Stock News07-13 11:31

Gold-related stocks in Hong Kong are trading lower across the board. At the time of writing, Tongguan Gold (HKEX: 00340) shares are down 3.16% to HK$1.84. Shandong Gold (HKEX: 01787) shares have fallen 3.05% to HK$17.81. Zijin Gold International (HKEX: 02259) shares are down 2.85% to HK$95.5. Zijin Mining (HKEX: 02899) shares have declined 2.73% to HK$29.18. Chifeng Gold (HKEX: 06693) shares are lower by 2.25% at HK$27.84.

Market Drivers and Context

The decline follows escalating geopolitical tensions between the US and Iran, which has increased market expectations for further interest rate hikes by the Federal Reserve. In early trading on July 13th, the price of gold continued its downward trend, with spot gold falling below $4,100 per ounce. The US Central Command reported that American forces had initiated a third round of military strikes against Iran within a week. Subsequently, Iran's Revolutionary Guard Corps Navy announced a blockade of the Strait of Hormuz in the early hours of the 12th, prohibiting all vessel traffic until the ban is lifted.
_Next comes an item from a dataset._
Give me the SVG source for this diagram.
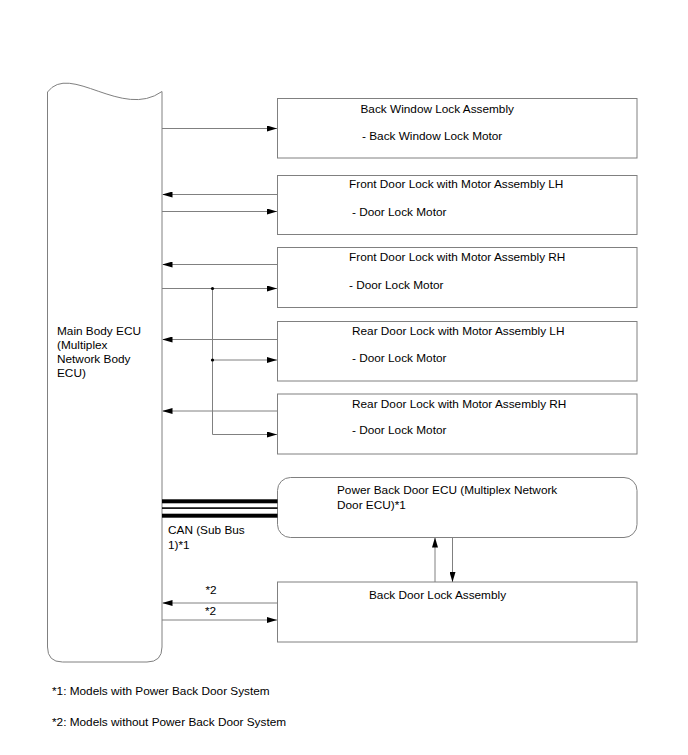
<svg xmlns="http://www.w3.org/2000/svg" width="688" height="755" viewBox="0 0 688 755">
<style>
.box{fill:#fff;stroke:#808080;stroke-width:1}
.ln{fill:none;stroke:#808080;stroke-width:1}
.t{font-family:"Liberation Sans",Arial,sans-serif;font-size:11.8px;fill:#000}
.can{fill:#000}
</style>
<defs>
<marker id="ah" viewBox="0 0 10 6" refX="10" refY="3" markerWidth="10" markerHeight="6" markerUnits="userSpaceOnUse" orient="auto">
<path d="M0,0 L10,3 L0,6 Z" fill="#000"/>
</marker>
</defs>
<rect width="688" height="755" fill="#fff"/>

<g id="main-body-ecu">
<path class="box" d="M47.5,92 C70,62 122,120 162,91.5 L162,647 Q162,662 147,662 L62.5,662 Q47.5,662 47.5,647 Z"/>
<text class="t" x="57" y="335">Main Body ECU</text>
<text class="t" x="57" y="349">(Multiplex</text>
<text class="t" x="57" y="363">Network Body</text>
<text class="t" x="57" y="377">ECU)</text>
</g>

<g id="back-window-lock">
<rect class="box" x="277.5" y="98.5" width="359.5" height="59.5"/>
<text class="t" x="360.5" y="112.5">Back Window Lock Assembly</text>
<text class="t" x="362" y="140">- Back Window Lock Motor</text>
</g>

<g id="front-door-lh">
<rect class="box" x="277.5" y="175.5" width="359.5" height="59"/>
<text class="t" x="349" y="188">Front Door Lock with Motor Assembly LH</text>
<text class="t" x="352" y="216">- Door Lock Motor</text>
</g>

<g id="front-door-rh">
<rect class="box" x="277.5" y="247.5" width="359.5" height="60"/>
<text class="t" x="349" y="261">Front Door Lock with Motor Assembly RH</text>
<text class="t" x="349" y="289">- Door Lock Motor</text>
</g>

<g id="rear-door-lh">
<rect class="box" x="277.5" y="321.5" width="359.5" height="59.5"/>
<text class="t" x="352" y="335">Rear Door Lock with Motor Assembly LH</text>
<text class="t" x="352" y="362">- Door Lock Motor</text>
</g>

<g id="rear-door-rh">
<rect class="box" x="277.5" y="394" width="359.5" height="60"/>
<text class="t" x="352" y="408">Rear Door Lock with Motor Assembly RH</text>
<text class="t" x="352" y="434">- Door Lock Motor</text>
</g>

<g id="power-back-door-ecu">
<rect class="box" x="277.5" y="477.5" width="359.5" height="60" rx="13" ry="13"/>
<text class="t" x="337" y="494">Power Back Door ECU (Multiplex Network</text>
<text class="t" x="337" y="509">Door ECU)*1</text>
</g>

<g id="back-door-lock">
<rect class="box" x="277.5" y="582" width="359.5" height="60"/>
<text class="t" x="369" y="599">Back Door Lock Assembly</text>
</g>

<g id="connectors">
<line class="ln" x1="162" y1="128.5" x2="277" y2="128.5" marker-end="url(#ah)"/>
<line class="ln" x1="277" y1="194.5" x2="162.5" y2="194.5" marker-end="url(#ah)"/>
<line class="ln" x1="162" y1="211.5" x2="277" y2="211.5" marker-end="url(#ah)"/>
<line class="ln" x1="277" y1="264.5" x2="162.5" y2="264.5" marker-end="url(#ah)"/>
<line class="ln" x1="162" y1="288.5" x2="277" y2="288.5" marker-end="url(#ah)"/>
<line class="ln" x1="277" y1="339.5" x2="162.5" y2="339.5" marker-end="url(#ah)"/>
<line class="ln" x1="212.5" y1="360" x2="277" y2="360" marker-end="url(#ah)"/>
<line class="ln" x1="277" y1="411" x2="162.5" y2="411" marker-end="url(#ah)"/>
<line class="ln" x1="212.5" y1="288.5" x2="212.5" y2="434.5"/>
<line class="ln" x1="212.5" y1="434.5" x2="277" y2="434.5" marker-end="url(#ah)"/>
<circle cx="212.5" cy="288.5" r="1.6" fill="#000"/>
<circle cx="212.5" cy="360" r="1.6" fill="#000"/>
<rect class="can" x="162" y="499.3" width="115.5" height="4"/>
<rect class="can" x="162" y="507.3" width="115.5" height="1.6"/>
<rect class="can" x="162" y="513.7" width="115.5" height="4"/>
<text class="t" x="168" y="534">CAN (Sub Bus</text>
<text class="t" x="168" y="549">1)*1</text>
<line class="ln" x1="435" y1="582" x2="435" y2="537.5" marker-end="url(#ah)"/>
<line class="ln" x1="452.5" y1="537.5" x2="452.5" y2="582" marker-end="url(#ah)"/>
<line class="ln" x1="277" y1="603" x2="162.5" y2="603" marker-end="url(#ah)"/>
<line class="ln" x1="162" y1="620" x2="277" y2="620" marker-end="url(#ah)"/>
<text class="t" x="205.5" y="594">*2</text>
<text class="t" x="205" y="615">*2</text>
</g>

<text class="t" x="52" y="695">*1: Models with Power Back Door System</text>
<text class="t" x="52" y="726">*2: Models without Power Back Door System</text>
</svg>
Adding to the monetary policy pressure, a noted financial journalist reported that some colleagues of Federal Reserve Chair Jerome Powell are growing increasingly concerned about inflation, potentially pushing for a discussion on raising interest rates at the Fed's upcoming meeting scheduled for July 28-29.

Analyst Perspective on Precious Metals

Analysts at Minmetals Futures suggest that precious metals are currently experiencing volatile declines amid the recurring Middle East tensions and heightened expectations for Fed rate hikes. The breakdown of temporary coordination talks between the US and Iran has spurred a rebound in energy prices, bringing inflation-driven trading logic back to the forefront of the market. With US Treasury yields steadily climbing and the US Dollar Index remaining firm at elevated levels, real interest rates continue to rise, placing downward pressure on the valuation of precious metals.

Given the Federal Reserve's policy priority of curbing inflation, a prolonged and intensifying conflict between the US and Iran that disrupts global crude oil supply could potentially delay the anticipated slowdown in US inflation. In such a scenario, the upside potential for precious metals would likely remain constrained.